Task objective:
Repeat each line of the material below exactly as it appears, minus any pictures.

Available data:

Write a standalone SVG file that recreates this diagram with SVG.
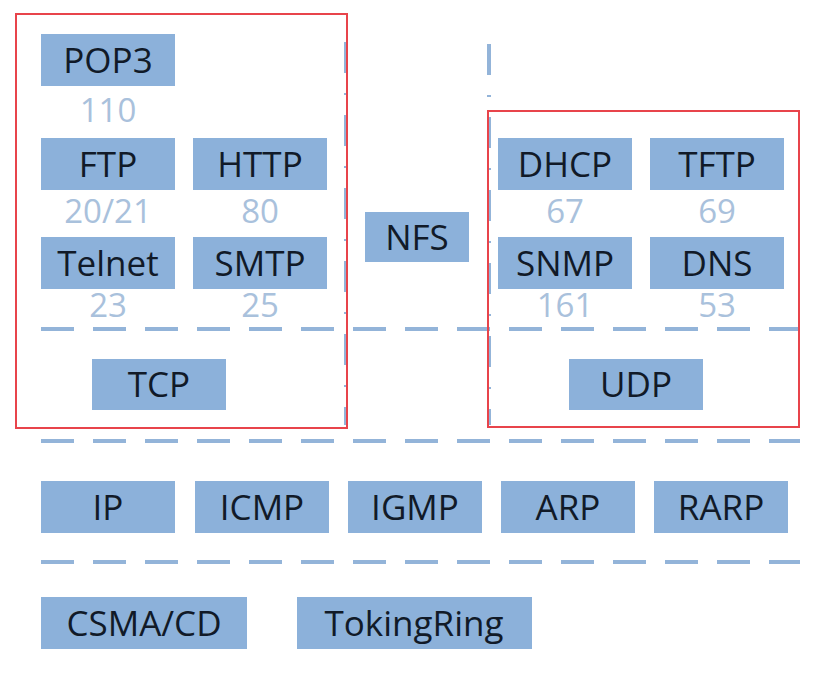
<svg xmlns="http://www.w3.org/2000/svg" width="832" height="690" viewBox="0 0 832 690">
<style>
.box{fill:#8cb1da;}
.lbl{font-family:"Open Sans","Noto Sans","DejaVu Sans",sans-serif;font-size:35px;fill:#111a28;text-anchor:middle;}
.num{font-family:"Open Sans","Noto Sans","DejaVu Sans",sans-serif;font-size:33px;fill:#a9c1dc;text-anchor:middle;}
.hd{stroke:#93b4d9;stroke-width:4;stroke-dasharray:33 19;fill:none;}
.vd{stroke:#93b4d9;stroke-width:4;stroke-dasharray:31 20 2 20;fill:none;}
.red{fill:none;stroke:#e8444b;stroke-width:2;}
</style>
<rect width="832" height="690" fill="#ffffff"/>
<g id="connectors">
<line class="hd" x1="41" y1="329" x2="800" y2="329"/>
<line class="hd" x1="41" y1="441" x2="800" y2="441"/>
<line class="hd" x1="41" y1="562" x2="800" y2="562"/>
<line class="vd" x1="346" y1="42" x2="346" y2="425"/>
<line class="vd" x1="489" y1="44" x2="489" y2="425"/>
</g>
<g id="tcp-group"><rect class="red" x="16" y="14" width="331" height="414"/></g>
<g id="udp-group"><rect class="red" x="488" y="111" width="311" height="316"/></g>
<g id="pop3"><rect class="box" x="41" y="34" width="134" height="52"/><text class="lbl" x="108" y="73">POP3</text><text class="num" x="108" y="122">110</text></g>
<g id="ftp"><rect class="box" x="41" y="138" width="134" height="52"/><text class="lbl" x="108" y="177">FTP</text><text class="num" x="108" y="223">20/21</text></g>
<g id="http"><rect class="box" x="193" y="138" width="134" height="52"/><text class="lbl" x="260" y="177">HTTP</text><text class="num" x="260" y="223">80</text></g>
<g id="telnet"><rect class="box" x="41" y="237" width="134" height="52"/><text class="lbl" x="108" y="276">Telnet</text><text class="num" x="108" y="317">23</text></g>
<g id="smtp"><rect class="box" x="193" y="237" width="134" height="52"/><text class="lbl" x="260" y="276">SMTP</text><text class="num" x="260" y="317">25</text></g>
<g id="tcp"><rect class="box" x="92" y="359" width="134" height="51"/><text class="lbl" x="159" y="397">TCP</text></g>
<g id="nfs"><rect class="box" x="365" y="212" width="104" height="50"/><text class="lbl" x="417" y="250">NFS</text></g>
<g id="dhcp"><rect class="box" x="498" y="138" width="134" height="52"/><text class="lbl" x="565" y="177">DHCP</text><text class="num" x="565" y="223">67</text></g>
<g id="tftp"><rect class="box" x="650" y="138" width="134" height="52"/><text class="lbl" x="717" y="177">TFTP</text><text class="num" x="717" y="223">69</text></g>
<g id="snmp"><rect class="box" x="498" y="237" width="134" height="52"/><text class="lbl" x="565" y="276">SNMP</text><text class="num" x="565" y="317">161</text></g>
<g id="dns"><rect class="box" x="650" y="237" width="134" height="52"/><text class="lbl" x="717" y="276">DNS</text><text class="num" x="717" y="317">53</text></g>
<g id="udp"><rect class="box" x="569" y="359" width="134" height="51"/><text class="lbl" x="636" y="397">UDP</text></g>
<g id="ip"><rect class="box" x="41" y="481" width="134" height="52"/><text class="lbl" x="108" y="520">IP</text></g>
<g id="icmp"><rect class="box" x="195" y="481" width="134" height="52"/><text class="lbl" x="262" y="520">ICMP</text></g>
<g id="igmp"><rect class="box" x="348" y="481" width="134" height="52"/><text class="lbl" x="415" y="520">IGMP</text></g>
<g id="arp"><rect class="box" x="501" y="481" width="134" height="52"/><text class="lbl" x="568" y="520">ARP</text></g>
<g id="rarp"><rect class="box" x="654" y="481" width="134" height="52"/><text class="lbl" x="721" y="520">RARP</text></g>
<g id="csmacd"><rect class="box" x="41" y="597" width="206" height="52"/><text class="lbl" x="144" y="636">CSMA/CD</text></g>
<g id="tokingring"><rect class="box" x="297" y="597" width="235" height="52"/><text class="lbl" x="414" y="636">TokingRing</text></g>
</svg>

Solution to the problem:
Write a standalone SVG file that recreates this diagram with SVG.
<svg xmlns="http://www.w3.org/2000/svg" width="832" height="690" viewBox="0 0 832 690">
<style>
.box{fill:#8cb1da;}
.lbl{font-family:"Open Sans","Noto Sans","DejaVu Sans",sans-serif;font-size:35px;fill:#111a28;text-anchor:middle;}
.num{font-family:"Open Sans","Noto Sans","DejaVu Sans",sans-serif;font-size:33px;fill:#a9c1dc;text-anchor:middle;}
.hd{stroke:#93b4d9;stroke-width:4;stroke-dasharray:33 19;fill:none;}
.vd{stroke:#93b4d9;stroke-width:4;stroke-dasharray:31 20 2 20;fill:none;}
.red{fill:none;stroke:#e8444b;stroke-width:2;}
</style>
<rect width="832" height="690" fill="#ffffff"/>
<g id="connectors">
<line class="hd" x1="41" y1="329" x2="800" y2="329"/>
<line class="hd" x1="41" y1="441" x2="800" y2="441"/>
<line class="hd" x1="41" y1="562" x2="800" y2="562"/>
<line class="vd" x1="346" y1="42" x2="346" y2="425"/>
<line class="vd" x1="489" y1="44" x2="489" y2="425"/>
</g>
<g id="tcp-group"><rect class="red" x="16" y="14" width="331" height="414"/></g>
<g id="udp-group"><rect class="red" x="488" y="111" width="311" height="316"/></g>
<g id="pop3"><rect class="box" x="41" y="34" width="134" height="52"/><text class="lbl" x="108" y="73">POP3</text><text class="num" x="108" y="122">110</text></g>
<g id="ftp"><rect class="box" x="41" y="138" width="134" height="52"/><text class="lbl" x="108" y="177">FTP</text><text class="num" x="108" y="223">20/21</text></g>
<g id="http"><rect class="box" x="193" y="138" width="134" height="52"/><text class="lbl" x="260" y="177">HTTP</text><text class="num" x="260" y="223">80</text></g>
<g id="telnet"><rect class="box" x="41" y="237" width="134" height="52"/><text class="lbl" x="108" y="276">Telnet</text><text class="num" x="108" y="317">23</text></g>
<g id="smtp"><rect class="box" x="193" y="237" width="134" height="52"/><text class="lbl" x="260" y="276">SMTP</text><text class="num" x="260" y="317">25</text></g>
<g id="tcp"><rect class="box" x="92" y="359" width="134" height="51"/><text class="lbl" x="159" y="397">TCP</text></g>
<g id="nfs"><rect class="box" x="365" y="212" width="104" height="50"/><text class="lbl" x="417" y="250">NFS</text></g>
<g id="dhcp"><rect class="box" x="498" y="138" width="134" height="52"/><text class="lbl" x="565" y="177">DHCP</text><text class="num" x="565" y="223">67</text></g>
<g id="tftp"><rect class="box" x="650" y="138" width="134" height="52"/><text class="lbl" x="717" y="177">TFTP</text><text class="num" x="717" y="223">69</text></g>
<g id="snmp"><rect class="box" x="498" y="237" width="134" height="52"/><text class="lbl" x="565" y="276">SNMP</text><text class="num" x="565" y="317">161</text></g>
<g id="dns"><rect class="box" x="650" y="237" width="134" height="52"/><text class="lbl" x="717" y="276">DNS</text><text class="num" x="717" y="317">53</text></g>
<g id="udp"><rect class="box" x="569" y="359" width="134" height="51"/><text class="lbl" x="636" y="397">UDP</text></g>
<g id="ip"><rect class="box" x="41" y="481" width="134" height="52"/><text class="lbl" x="108" y="520">IP</text></g>
<g id="icmp"><rect class="box" x="195" y="481" width="134" height="52"/><text class="lbl" x="262" y="520">ICMP</text></g>
<g id="igmp"><rect class="box" x="348" y="481" width="134" height="52"/><text class="lbl" x="415" y="520">IGMP</text></g>
<g id="arp"><rect class="box" x="501" y="481" width="134" height="52"/><text class="lbl" x="568" y="520">ARP</text></g>
<g id="rarp"><rect class="box" x="654" y="481" width="134" height="52"/><text class="lbl" x="721" y="520">RARP</text></g>
<g id="csmacd"><rect class="box" x="41" y="597" width="206" height="52"/><text class="lbl" x="144" y="636">CSMA/CD</text></g>
<g id="tokingring"><rect class="box" x="297" y="597" width="235" height="52"/><text class="lbl" x="414" y="636">TokingRing</text></g>
</svg>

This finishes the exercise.